What is pruritus ani?
Pruritus ani is severe itching of the skin around the external genitals or anus.
The itching seems to be particularly noticeable at night while the person is trying to sleep.
Pruritus ani can be caused by many things including pinworms (parasites), bacterial infections, diet, reactions to oral antibiotics, and underlying (systemic) disease conditions of the body such as diabetes mellitus.
Skin conditions in the anal area that may contribute to pruritus ani include fungus, a condition causing an intensely itchy patch of bumps (lichen simplex chronicus), or inflammation between folds of skin caused by warmth mixed with moisture (intertrigo).
It may also be caused by irritating substances coming in contact with the skin (contact dermatitis) such as diarrhea, colon or vaginal secretions, or detergents that remain in underclothing.
Trauma or injury to the anal area, a defective anal muscle (incompetent anal sphincter), an abnormal opening (fistula), and hemorrhoids are often associated with pruritus ani.
Other contributing factors may be either poor hygiene or too vigorous cleaning of the area.
How is it diagnosed?
History: There may be no other symptoms than severe itching of the anal area.
Physical exam may reveal any of the following: red, irritated skin, bumps, an unusual thickening or softening of the skin, and scratches or breaks in the skin from scratching. Hemorrhoids, fistula, or evidence of an incompetent anal sphincter may also be present. Females should also undergo a gynecological exam to rule out any underlying disease process, such as vaginitis.
Tests should be done to determine whether pruritus ani is the result of a systemic disease or from local causes. Tests may include blood glucose levels, blood nitrogen levels, ERS, hemochrome, liver (hepatic) functions, analysis of feces, and a skin biopsy. An examination of the inside of the rectum and lower colon is done using a viewing tube inserted through the anus (proctocolonoscopy).
Because there are so many possible causes of pruritus ani, it is very important that it is diagnosed and treated accurately.
How is pruritus ani treated?
To be effective, treatment must match the cause.
Parasites or bacterial infections can be treated with medication.
Underlying disease processes (such as diabetes mellitus) need treatment.
Injuries, fistulas, and hemorrhoids need to be medically addressed.
Allergic reactions can be avoided by changing soaps or detergents, or by additional rinsing of clothes after washing to remove soap residue.
Diet changes include avoiding spices, coffee, tea, cola, beer, chocolate, tomatoes, and citrus fruits. Poor hygiene needs to be corrected. On the other hand, too vigorous cleansing needs to be modified by stopping the use of over-the-counter preparations, cleaning pads, and solutions. Use of a blow dryer on the perineum may be used. Water, alone, may be adequate hygiene for over-sensitive skin.
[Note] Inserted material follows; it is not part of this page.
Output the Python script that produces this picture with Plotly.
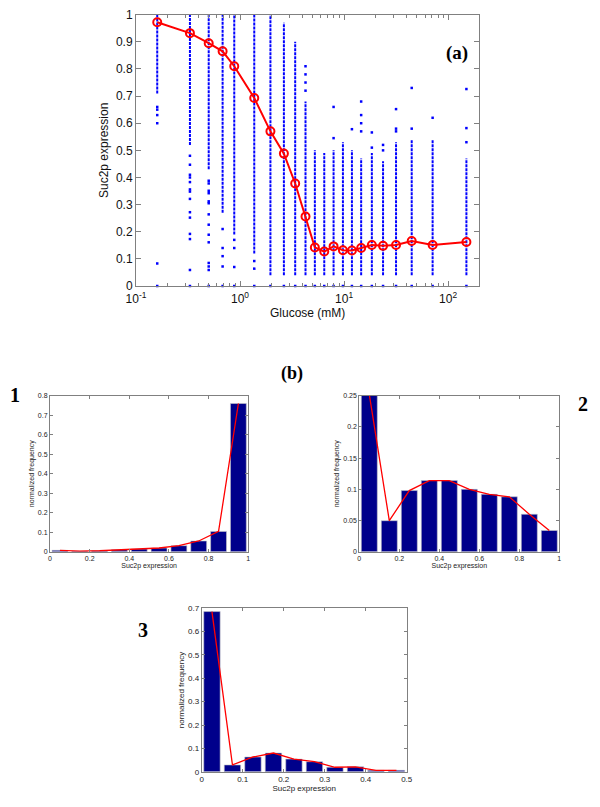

For cases where the cause is never determined (idiopathic), injection of a medication under the skin of the affected area may be curative.
Individual should be reexamined again in two to three weeks to evaluate effectiveness of treatment.
Zofran (Ondansetron), Periactin (Cyproheptadine), Phenergan (Promethazine), Clarinex (Desloratadine), Atarax (Hydroxyzine), Revia (Naltrexone)
What might complicate it?
Severe excoriation, ulceration and secondary infection of the perineum are complications. The presence of hemorrhoids, an anal fistula, incompetent anal sphincter, or an underlying disease process might complicate pruritus ani.
If the cause can be determined and effectively treated, pruritus ani can be eliminated. Symptoms can be lessened or eliminated in idiopathic cases through use of injected medication.
Proctologist, gastroenterologist, gynecologist, and dermatologist.
Notify your physician if
- You or a family member has symptoms of pruritus ani that persist, despite self-care.
- Fever occurs.
- The irritated area seems infected.